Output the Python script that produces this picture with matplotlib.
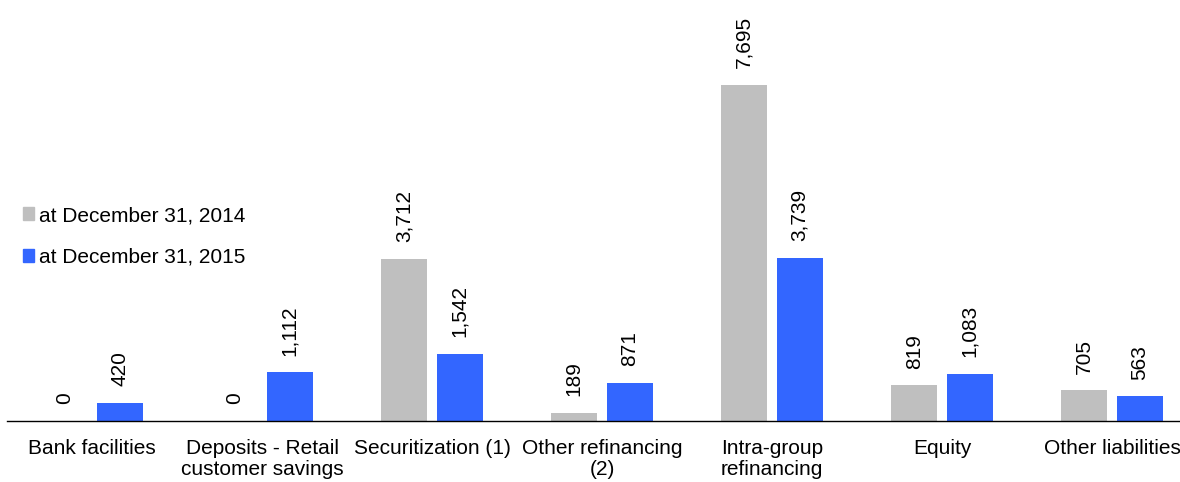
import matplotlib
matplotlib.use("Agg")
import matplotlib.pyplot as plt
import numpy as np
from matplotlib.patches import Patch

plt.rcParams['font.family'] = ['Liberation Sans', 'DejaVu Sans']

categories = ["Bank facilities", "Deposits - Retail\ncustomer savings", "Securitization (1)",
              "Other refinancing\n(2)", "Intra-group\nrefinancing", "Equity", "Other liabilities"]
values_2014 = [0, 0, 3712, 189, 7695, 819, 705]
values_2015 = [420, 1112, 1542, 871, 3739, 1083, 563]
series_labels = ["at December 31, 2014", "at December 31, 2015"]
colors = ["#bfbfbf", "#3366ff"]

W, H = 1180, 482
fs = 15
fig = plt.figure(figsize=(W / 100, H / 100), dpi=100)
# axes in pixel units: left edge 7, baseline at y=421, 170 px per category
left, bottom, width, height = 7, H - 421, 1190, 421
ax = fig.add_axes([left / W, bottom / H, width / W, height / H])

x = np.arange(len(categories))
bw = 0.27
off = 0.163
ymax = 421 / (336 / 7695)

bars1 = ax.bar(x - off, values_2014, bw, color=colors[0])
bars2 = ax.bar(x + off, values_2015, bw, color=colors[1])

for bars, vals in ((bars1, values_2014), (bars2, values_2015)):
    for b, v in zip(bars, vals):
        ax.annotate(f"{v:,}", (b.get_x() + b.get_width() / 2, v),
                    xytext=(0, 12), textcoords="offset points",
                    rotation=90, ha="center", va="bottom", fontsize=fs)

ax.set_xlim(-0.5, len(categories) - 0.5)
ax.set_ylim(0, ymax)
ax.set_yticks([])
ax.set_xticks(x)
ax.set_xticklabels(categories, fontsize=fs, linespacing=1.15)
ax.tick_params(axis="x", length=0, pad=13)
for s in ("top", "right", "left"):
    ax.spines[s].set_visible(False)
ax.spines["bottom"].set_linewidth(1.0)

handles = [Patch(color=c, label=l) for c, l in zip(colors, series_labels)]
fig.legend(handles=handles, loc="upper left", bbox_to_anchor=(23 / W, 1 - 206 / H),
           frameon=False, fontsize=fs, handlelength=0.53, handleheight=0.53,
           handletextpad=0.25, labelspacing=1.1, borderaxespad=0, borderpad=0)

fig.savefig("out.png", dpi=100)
....................
_SHORT TASK_
Which lines contain the word "matplotlib"? Copy each of them.

_REPLY TO THE TASK_
Output the Python script that produces this picture with matplotlib.
import matplotlib
matplotlib.use("Agg")
import matplotlib.pyplot as plt
from matplotlib.patches import Patch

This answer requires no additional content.